Now that we have a tractable objective function, we still need to determine how best to iteratively permute our $\theta$ parameter values so as to arrive at the optimal setting $\theta^*$. The simplest approach is to perform gradient ascent on $J(\theta)$ (since we're taking $arg\,max$ over $\theta$). That means it's time to take some gradients. To simplify notation a bit, define the reward of a trajectory $\tau$ as $$r(\tau) = \sum_{t} r(s_t, a_t)$$ Then we can rewrite $J(\theta)$ as $$J(\theta) = \mathbb{E}_{\tau \sim \pi_\theta(\tau)}[r(\tau)] = \int \pi_\theta(\tau) r(\tau)\ d\tau$$ To get our gradient ascent update formula, we take the gradient of $J$ with respect to $\theta$ to get $$\nabla_\theta J(\theta) = \int \nabla_\theta \pi_\theta(\tau)r(\tau)\ d\tau$$ To get rid of the intractable integral, we can use a clever substitution. Note that $$\nabla_\theta \pi_\theta(\tau) = \pi_\theta \frac{\nabla_\theta \pi_\theta(\tau)}{\pi_\theta(\tau)} = \pi_\theta(\tau) \nabla_\theta \log{\pi_\theta(\tau)}$$ Plugging that into our expression for $\nabla_\theta J(\theta)$ gives $$\nabla_\theta J(\theta) = \int \nabla_\theta \pi_\theta(\tau) r(\tau)\ d\tau = \int \pi_\theta(\tau) \nabla_\theta \log{\pi_\theta} (\tau) r(\tau)\ d\tau = \mathbb{E}_{\tau \sim \pi_\theta(\tau)} [\nabla_\theta \log{\pi_\theta(\tau)r(\tau)}]$$ We've turned a gradient of an expectation into an expectation of a gradient, which is pretty cool, but we need to reduce things even further. Recall from before that the probability distribution $\pi_theta$ defines over trajectories $\tau$ is given as $$\pi_\theta(\tau = s_1, a_1, \ldots, s_T, a_T) = p(s_1) \prod_{t=1}^T \pi_\theta (a_t \mid s_t) p(s_{t+1} \mid s_t, a_t)$$ Taking logs of both sides breaks this down into a nice, convenient sum. $$\log \pi_\theta(\tau) = \log p(s_1) + \sum_{t} \log \left[ \pi_\theta(a_t \mid s_t) + \log p(s_{t+1} \mid s_t, a_t) \right]$$ Note that $\nabla_\theta \log \pi_\theta(\tau)$ is a term in our revised expression for $\nabla_\theta J(\theta)$ so we'd like to take the gradient of the previous formula and substitute that back in. \begin{align*} \nabla_\theta \log{\pi_\theta(\tau)} &= \nabla_\theta \left[ \log{p(s_1)} + \sum_{t} \log{\pi_\theta(a_t \mid s_t)} + \log{p(s_{t+1} \mid s_t, a_t)} \right] \\ &= \sum_{t} \nabla_\theta \log{\pi_\theta(a_t \mid s_t)} \end{align*} We were able to eliminate all but the middle term because the others did not depend on $\theta$.

Finally, we can plug this whole thing back into our expression for $\nabla_\theta J(\theta)$ to get $$\nabla_\theta J(\theta) = \mathbb{E}_{\tau \sim \pi_\theta(\tau)} \left[ \left(\sum_{t} \nabla_\theta \log{\pi_\theta}(a_t \mid s_t)\right) \left(\sum_t r(s_t, a_t)\right)\right]$$ Once again, we're left with an expectation.

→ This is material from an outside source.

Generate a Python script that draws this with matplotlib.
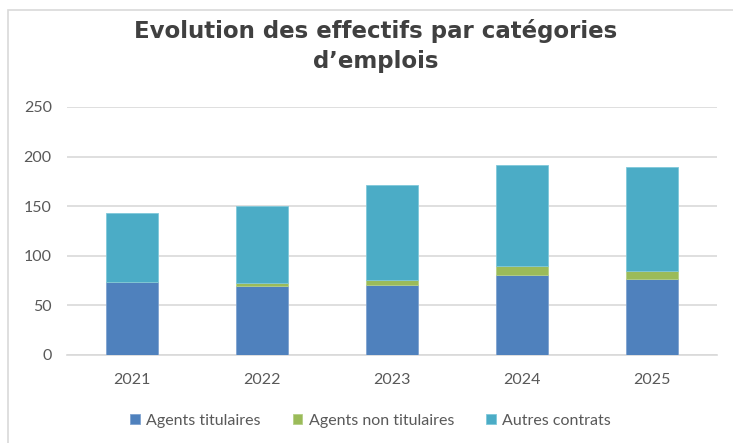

Like before, we can use Monte-Carlo Approximation to reduce this to a summation over samples. This gives $$\nabla_\theta J(\theta) \approx \frac{1}{N} \sum_{i=1}^N \left[ \left(\sum_{t} \nabla_\theta \log{\pi_\theta}(a_{i, t} \mid s_{i,t})\right) \left(\sum_t r(s_{i,t}, a_{i,t})\right)\right]$$ Now that we've finally reduced our expression to a usable form, we can update $\theta$ at each timestep according to the gradient ascent update rule $$\theta \leftarrow \theta + \alpha \nabla_\theta J(\theta)$$ Now that we've derived our update rule, we can present the pseudocode for the REINFORCE algorithm in it's entirety.

The REINFORCE Algorithm
  1. Sample trajectories $\{\tau_i\}_{i=1}^N from \pi_{\theta}(a_t \mid s_t)$ by running the policy.
  2. Set $\nabla_\theta J(\theta) = \sum_i (\sum_t \nabla_\theta \log \pi_\theta(a^i_t \mid s^i_t)) (\sum_t r(s^i_t, a^i_t))$
  3. $\theta \leftarrow \theta + \alpha \nabla_\theta J(\theta)$
And that's it. While the derivation of the gradient update rule was relatively complex, the three-step algorithm is itself conceptually simple. In upcoming tutorials, I'll identify how to improve the REINFORCE algorithm with strategies which minimize variance.